The painting shows the wolf howling at the sky with the oil from Shoal Point dripping down on a number of different animals and symbols below, meant to illustrate the widespread damage that oil spills can have on the ecosystem.
Rowsell said the Newfoundland wolf was a logical choice because it shows a recent example of what people have done to native species in the province.
"We slaughtered an animal that was inhabited to this island at one time, and we are quite capable of causing desecration to other species," he said.
"I just felt that painting the wolf would help to get my point across."
The wolf painting will be the first of several Rowsell is working on over the next few weeks. He plans to continue using the oil to paint other wildlife extinct or threatened by human activities, such as the polar bear.
"A spiritual journey"
Before becoming a full-time artist, Rowsell worked in the mining industry for 27 years, which took him to various corners of the world.
Now that he's retired, he creates commissioned works for paying customers in addition to pursing his own projects like the ones with the Shoal Point oil.
Since posting a photo of the painting on social media, he's been contacted by dozens of interested buyers — but said he has no plans to sell it.
Memorial University also reached out to Rowsell to see if it could put the painting on display on the St. John's campus.

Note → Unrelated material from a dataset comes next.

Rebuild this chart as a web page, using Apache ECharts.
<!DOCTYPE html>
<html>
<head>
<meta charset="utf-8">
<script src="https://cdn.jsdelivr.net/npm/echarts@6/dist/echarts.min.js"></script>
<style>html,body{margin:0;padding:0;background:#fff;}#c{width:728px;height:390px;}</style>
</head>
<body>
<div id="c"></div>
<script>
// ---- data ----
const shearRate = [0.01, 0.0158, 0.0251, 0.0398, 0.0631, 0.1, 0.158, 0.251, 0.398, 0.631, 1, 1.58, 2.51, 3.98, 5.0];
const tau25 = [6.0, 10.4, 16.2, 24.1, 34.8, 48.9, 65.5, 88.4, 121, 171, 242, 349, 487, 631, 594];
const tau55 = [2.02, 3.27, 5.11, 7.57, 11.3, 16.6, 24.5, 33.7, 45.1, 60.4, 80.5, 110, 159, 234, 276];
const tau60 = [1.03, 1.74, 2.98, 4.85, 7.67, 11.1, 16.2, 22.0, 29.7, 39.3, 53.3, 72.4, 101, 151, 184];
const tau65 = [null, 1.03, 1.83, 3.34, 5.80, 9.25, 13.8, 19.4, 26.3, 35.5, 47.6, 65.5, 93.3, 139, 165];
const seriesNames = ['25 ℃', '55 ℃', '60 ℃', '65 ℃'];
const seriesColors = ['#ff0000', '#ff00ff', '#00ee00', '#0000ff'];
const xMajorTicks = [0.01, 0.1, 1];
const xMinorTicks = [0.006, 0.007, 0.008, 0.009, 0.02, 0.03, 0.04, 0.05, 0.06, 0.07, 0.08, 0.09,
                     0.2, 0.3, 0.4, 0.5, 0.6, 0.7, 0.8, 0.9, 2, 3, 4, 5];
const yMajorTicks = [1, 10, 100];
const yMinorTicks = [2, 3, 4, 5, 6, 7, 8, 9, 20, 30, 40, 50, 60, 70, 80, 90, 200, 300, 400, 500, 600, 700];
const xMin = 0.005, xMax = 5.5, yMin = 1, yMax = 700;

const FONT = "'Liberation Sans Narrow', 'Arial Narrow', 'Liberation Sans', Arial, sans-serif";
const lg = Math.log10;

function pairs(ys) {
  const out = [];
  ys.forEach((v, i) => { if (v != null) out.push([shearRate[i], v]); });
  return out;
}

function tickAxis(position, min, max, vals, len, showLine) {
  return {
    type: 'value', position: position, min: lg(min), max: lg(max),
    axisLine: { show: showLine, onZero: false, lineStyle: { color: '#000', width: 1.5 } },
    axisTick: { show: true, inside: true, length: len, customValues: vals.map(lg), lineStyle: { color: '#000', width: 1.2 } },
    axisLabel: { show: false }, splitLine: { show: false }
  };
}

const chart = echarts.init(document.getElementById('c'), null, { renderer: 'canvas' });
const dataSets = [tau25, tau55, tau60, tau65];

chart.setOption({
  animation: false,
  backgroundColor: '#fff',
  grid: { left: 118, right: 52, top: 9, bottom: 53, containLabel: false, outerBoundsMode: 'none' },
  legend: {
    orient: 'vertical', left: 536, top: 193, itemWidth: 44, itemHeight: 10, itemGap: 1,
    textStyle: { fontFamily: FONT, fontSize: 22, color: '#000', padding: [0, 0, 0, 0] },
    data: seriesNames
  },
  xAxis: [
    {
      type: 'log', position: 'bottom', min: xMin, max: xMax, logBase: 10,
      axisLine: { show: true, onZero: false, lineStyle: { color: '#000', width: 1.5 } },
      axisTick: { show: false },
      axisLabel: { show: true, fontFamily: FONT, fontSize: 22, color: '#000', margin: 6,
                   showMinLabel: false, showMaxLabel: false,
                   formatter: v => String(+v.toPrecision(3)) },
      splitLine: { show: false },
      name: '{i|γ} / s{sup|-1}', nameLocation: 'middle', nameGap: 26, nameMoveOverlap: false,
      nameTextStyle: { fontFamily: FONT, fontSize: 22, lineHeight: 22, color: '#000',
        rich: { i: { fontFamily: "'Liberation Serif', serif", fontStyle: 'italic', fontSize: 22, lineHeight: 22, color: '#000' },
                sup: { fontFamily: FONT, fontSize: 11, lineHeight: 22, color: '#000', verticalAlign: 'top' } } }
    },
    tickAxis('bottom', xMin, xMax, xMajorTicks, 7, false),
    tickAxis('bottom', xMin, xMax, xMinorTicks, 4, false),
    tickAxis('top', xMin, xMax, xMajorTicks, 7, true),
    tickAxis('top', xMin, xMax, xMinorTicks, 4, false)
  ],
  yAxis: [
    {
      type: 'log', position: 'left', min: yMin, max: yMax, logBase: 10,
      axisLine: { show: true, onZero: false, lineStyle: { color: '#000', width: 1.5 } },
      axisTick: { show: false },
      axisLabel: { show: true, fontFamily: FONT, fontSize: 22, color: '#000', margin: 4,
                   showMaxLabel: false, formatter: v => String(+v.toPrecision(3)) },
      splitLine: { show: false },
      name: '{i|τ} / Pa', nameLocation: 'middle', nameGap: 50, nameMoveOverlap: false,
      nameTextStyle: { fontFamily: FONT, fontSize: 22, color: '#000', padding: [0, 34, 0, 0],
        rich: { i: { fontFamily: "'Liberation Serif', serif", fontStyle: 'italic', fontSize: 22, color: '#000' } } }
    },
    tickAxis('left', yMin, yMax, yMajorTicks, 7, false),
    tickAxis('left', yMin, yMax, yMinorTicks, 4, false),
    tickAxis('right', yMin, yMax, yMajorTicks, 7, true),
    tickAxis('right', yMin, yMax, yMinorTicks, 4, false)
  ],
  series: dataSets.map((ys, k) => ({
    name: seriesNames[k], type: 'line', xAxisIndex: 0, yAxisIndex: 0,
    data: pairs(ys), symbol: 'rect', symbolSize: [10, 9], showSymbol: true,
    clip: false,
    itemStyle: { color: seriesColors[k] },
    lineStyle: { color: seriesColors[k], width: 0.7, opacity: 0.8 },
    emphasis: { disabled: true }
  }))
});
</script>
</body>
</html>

In the meantime, he said he's been following the lead of his Qalipu elders when it comes to speaking out about Shoal Point, and hopes that he can play at least some small part in stopping the leak before it causes any more damage.
"The comments are very positive and it's causing a lot of awareness," he said.
"Where I was a miner and with my aboriginal roots, I feel really grateful that I can do this for a living — it's like a spiritual journey I'm on."